There’s been a wave of French content creators on YouTube and TikTok comparing themselves to Americans—how they apply makeup, dress, speak, and how they age. The tone is usually polished and lightly ironic, but there’s also an undercurrent of something sharper. This isn’t meant as a criticism, since few nations have contributed more to the modern idea of beauty. France gave us micellar water, Guerlain, and the belief that skincare is not vanity but self-respect.
On social media, though, the comparison takes on a different life. What looks “vulgar” to a French eye—the sculpted cheekbones, overlined lips, and filtered tan, is also what performs best on TikTok. Bigger features read better on camera, particularly when showcasing cosmetics. The Kardashian aesthetic isn’t just cultural, it’s commercial. The more exaggerated the look, the more views, the more lip kits and contour sticks sold.
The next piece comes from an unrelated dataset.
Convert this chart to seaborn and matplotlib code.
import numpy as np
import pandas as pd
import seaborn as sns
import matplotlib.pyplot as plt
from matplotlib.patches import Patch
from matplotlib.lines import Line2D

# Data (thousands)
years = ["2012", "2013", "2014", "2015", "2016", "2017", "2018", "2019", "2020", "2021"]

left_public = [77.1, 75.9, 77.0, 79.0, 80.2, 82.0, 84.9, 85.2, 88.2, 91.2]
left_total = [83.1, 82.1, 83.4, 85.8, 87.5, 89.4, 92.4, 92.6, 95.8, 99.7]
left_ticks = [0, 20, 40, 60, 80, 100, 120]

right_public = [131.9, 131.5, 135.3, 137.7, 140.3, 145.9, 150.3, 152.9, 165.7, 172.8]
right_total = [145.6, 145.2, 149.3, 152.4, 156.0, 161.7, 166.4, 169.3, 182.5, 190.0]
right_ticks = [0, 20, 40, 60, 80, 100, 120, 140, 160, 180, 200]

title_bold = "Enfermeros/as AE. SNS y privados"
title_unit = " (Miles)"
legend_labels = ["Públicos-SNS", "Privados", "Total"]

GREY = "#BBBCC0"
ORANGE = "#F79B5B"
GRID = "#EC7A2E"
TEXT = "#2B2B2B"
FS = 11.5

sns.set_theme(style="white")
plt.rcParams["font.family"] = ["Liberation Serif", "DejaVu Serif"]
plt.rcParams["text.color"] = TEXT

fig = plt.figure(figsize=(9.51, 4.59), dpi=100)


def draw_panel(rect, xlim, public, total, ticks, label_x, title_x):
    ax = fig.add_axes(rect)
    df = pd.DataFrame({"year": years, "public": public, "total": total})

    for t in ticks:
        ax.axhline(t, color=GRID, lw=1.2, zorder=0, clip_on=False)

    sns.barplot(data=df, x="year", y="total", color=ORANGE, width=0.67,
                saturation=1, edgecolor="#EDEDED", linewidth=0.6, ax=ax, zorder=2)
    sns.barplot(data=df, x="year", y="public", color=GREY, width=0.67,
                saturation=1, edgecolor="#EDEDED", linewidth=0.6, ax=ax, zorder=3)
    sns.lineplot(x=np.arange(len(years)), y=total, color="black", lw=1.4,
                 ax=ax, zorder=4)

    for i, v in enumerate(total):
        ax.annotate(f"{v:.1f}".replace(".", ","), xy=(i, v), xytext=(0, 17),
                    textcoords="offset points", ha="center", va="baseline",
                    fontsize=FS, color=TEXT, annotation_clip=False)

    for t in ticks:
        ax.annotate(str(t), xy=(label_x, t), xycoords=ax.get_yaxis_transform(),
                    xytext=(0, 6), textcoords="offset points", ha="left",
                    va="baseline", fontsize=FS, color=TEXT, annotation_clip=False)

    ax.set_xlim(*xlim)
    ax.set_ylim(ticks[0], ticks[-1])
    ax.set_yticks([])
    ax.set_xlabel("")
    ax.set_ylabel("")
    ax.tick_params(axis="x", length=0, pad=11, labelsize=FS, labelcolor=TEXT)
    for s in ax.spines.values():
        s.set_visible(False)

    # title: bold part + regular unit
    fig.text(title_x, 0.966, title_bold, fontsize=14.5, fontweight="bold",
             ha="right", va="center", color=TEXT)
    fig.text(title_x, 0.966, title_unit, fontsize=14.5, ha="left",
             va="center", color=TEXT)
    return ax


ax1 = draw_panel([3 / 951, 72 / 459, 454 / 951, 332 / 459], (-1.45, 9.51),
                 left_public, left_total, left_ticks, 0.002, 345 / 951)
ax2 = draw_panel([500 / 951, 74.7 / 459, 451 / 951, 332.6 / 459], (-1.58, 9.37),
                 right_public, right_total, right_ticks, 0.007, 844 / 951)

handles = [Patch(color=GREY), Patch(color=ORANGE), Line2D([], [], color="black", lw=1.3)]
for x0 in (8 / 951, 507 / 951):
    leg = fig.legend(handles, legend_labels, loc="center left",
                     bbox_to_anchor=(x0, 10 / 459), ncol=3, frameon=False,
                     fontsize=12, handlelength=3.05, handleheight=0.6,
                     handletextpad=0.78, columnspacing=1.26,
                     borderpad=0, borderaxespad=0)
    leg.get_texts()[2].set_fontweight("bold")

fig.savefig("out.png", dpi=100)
And who profits most from this hyper-visual beauty economy?
So the irony runs deep. What’s being mocked as “American” is, in many ways, a caricature, one shaped and monetized by French-led beauty houses and the very platforms that amplify them.
A further twist in the global beauty economy: Delphine Arnault, Bernard Arnault’s daughter and a leading figure in LVMH, and Xavier Niel, a major French tech investor on TikTok’s board, share children together, highlighting how French luxury and tech interests intersect with the very platforms shaping today’s cosmetic trends. The same French conglomerates fund both luxury and mass-market cosmetics alike. Sephora is French, and LVMH has built global empires on makeup that photographs beautifully.
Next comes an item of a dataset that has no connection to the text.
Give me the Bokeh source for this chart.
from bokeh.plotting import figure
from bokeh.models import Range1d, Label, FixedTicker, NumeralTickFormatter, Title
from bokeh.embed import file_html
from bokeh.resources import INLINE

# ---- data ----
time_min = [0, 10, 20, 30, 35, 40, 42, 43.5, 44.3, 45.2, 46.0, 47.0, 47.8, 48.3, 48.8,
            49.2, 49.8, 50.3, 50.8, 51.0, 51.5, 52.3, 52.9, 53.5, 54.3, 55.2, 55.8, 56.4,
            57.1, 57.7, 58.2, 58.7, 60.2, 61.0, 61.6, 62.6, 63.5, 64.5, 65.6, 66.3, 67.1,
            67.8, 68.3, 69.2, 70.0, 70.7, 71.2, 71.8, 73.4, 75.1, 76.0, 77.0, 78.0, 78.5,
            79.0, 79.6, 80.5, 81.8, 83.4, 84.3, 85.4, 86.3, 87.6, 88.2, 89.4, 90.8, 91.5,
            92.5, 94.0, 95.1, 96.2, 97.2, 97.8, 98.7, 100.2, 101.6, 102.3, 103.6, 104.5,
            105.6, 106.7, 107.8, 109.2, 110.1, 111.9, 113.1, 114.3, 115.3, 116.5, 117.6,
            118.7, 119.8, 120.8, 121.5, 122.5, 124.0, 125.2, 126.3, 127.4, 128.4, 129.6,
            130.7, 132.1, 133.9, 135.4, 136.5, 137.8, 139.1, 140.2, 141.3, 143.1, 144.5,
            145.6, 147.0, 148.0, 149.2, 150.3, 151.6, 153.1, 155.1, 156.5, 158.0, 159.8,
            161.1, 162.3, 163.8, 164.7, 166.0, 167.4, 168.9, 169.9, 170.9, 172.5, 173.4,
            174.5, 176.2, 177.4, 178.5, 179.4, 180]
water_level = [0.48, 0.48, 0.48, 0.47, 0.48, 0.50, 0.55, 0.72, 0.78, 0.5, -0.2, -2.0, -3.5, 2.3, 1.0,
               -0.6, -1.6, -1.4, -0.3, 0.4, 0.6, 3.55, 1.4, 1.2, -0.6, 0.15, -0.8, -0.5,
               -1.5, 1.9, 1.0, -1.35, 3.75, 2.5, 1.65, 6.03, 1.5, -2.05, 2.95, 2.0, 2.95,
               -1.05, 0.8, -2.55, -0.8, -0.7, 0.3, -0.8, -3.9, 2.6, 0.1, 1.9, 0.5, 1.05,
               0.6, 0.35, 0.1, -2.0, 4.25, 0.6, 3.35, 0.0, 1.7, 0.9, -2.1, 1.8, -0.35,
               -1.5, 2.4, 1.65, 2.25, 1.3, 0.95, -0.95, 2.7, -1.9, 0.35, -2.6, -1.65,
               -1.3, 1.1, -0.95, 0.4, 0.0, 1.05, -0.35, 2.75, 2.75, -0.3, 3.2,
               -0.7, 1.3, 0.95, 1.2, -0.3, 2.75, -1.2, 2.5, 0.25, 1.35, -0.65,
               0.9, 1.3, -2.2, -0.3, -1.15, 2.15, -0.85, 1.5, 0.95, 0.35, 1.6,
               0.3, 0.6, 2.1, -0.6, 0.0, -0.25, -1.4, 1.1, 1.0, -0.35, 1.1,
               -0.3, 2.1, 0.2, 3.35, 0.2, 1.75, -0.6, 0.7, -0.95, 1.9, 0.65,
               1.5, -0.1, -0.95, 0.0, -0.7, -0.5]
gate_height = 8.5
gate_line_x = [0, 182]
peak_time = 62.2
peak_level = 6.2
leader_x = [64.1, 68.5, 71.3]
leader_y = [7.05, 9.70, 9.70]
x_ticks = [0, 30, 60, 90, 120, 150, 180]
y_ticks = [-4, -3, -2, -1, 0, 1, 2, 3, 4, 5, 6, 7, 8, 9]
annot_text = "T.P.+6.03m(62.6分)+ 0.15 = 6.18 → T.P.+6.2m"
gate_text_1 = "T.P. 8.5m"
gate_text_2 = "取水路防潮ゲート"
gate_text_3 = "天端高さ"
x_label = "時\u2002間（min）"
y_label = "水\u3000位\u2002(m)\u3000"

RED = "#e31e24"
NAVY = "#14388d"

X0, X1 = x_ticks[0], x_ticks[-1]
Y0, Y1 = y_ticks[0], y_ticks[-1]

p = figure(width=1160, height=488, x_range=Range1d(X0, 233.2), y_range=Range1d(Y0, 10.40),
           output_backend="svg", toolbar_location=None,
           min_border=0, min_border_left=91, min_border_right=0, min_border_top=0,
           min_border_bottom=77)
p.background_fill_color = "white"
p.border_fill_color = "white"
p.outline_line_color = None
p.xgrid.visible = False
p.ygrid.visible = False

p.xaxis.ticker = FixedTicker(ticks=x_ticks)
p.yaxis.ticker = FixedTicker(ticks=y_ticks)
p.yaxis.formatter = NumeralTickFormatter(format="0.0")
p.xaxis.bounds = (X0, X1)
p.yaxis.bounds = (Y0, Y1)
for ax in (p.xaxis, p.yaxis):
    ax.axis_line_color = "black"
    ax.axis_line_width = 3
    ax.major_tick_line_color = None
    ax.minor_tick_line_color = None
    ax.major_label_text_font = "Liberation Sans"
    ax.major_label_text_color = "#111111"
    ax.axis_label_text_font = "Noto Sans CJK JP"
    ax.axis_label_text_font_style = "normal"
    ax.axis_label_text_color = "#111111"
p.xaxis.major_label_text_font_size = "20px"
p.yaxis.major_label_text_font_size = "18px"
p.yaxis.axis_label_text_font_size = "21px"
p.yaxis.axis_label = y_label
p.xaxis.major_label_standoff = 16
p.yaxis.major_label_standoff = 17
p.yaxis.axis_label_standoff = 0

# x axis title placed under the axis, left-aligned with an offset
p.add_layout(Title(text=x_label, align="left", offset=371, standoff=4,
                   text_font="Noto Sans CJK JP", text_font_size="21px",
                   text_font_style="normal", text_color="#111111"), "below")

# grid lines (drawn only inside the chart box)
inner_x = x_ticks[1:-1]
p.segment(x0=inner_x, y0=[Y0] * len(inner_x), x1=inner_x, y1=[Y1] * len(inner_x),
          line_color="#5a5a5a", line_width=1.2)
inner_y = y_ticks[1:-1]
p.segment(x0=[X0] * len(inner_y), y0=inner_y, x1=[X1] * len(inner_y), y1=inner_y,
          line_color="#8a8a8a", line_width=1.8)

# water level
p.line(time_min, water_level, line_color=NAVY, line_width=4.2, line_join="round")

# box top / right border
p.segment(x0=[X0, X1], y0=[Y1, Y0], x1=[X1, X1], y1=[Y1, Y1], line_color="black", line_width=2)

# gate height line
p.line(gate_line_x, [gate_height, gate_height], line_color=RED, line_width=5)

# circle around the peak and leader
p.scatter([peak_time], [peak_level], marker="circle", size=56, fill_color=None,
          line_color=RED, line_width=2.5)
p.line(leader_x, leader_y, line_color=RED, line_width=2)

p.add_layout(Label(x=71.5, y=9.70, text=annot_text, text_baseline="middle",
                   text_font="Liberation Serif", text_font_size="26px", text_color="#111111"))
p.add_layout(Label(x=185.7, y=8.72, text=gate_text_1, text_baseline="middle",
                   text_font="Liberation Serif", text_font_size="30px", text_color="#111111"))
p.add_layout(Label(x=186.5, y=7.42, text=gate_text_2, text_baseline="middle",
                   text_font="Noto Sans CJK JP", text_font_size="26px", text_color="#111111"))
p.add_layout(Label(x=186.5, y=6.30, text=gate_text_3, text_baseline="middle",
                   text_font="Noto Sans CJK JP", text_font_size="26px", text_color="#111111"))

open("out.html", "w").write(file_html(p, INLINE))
What these cultural commentaries tend to overlook, however, is proportion. The United States is vast with more than 330 million people across fifty states. What passes for normal in Texas is not the same as New York. The beauty codes of Los Angeles have little in common with those of New England. America is less a single culture than a collection of them, sometimes at odds yet always evolving.
And for all its contradictions, Americans are notably open. They listen. They often agree with criticism, even when it stings. That willingness to reflect, to adapt, might be their most underrated quality. The French may have mastered the art of understatement, but Americans have mastered the art of reinvention.
Keeping Up With the Kardashian Kash
It’s also worth noting that America is not Kim Kardashian. There are countless women who favor natural nails, minimal lashes, and soft, sophisticated makeup, the kind that would not feel out of place on the Left Bank. Perhaps that’s the unstated truth behind all the commentary. For all the comparisons, Americans are listening. And that, in itself, is the height of manners, n’est-ce pas?
A striking example of the commercial dynamics at play is Kim Kardashian’s October 2025 cover of Vogue France (which is owned by Conde Nast, part of LVMH Group). Draped in over 700 Cartier diamonds and photographed in bed, the cover is pure spectacle. While the look is far from understated or minimalist, it aligns with a commercial aesthetic designed to drive attention and sales. The choice to feature her underscores how French luxury platforms leverage high-visibility figures to amplify trends and monetize the spectacle of celebrity.
French in Name Only: Vogue’s Transatlantic Origins
Interestingly, Vogue itself complicates the idea of French taste. While the word vogue is French, the magazine was founded by Condé Nast, an American of German and French-Canadian descent, and has long been owned by the Newhouse family’s Advance Publications, an American family of Jewish-Russian heritage. The French edition, formerly Vogue Paris, was officially renamed Vogue France in 2021. A reminder that even the most iconic “French” platforms in fashion and beauty are deeply globalized.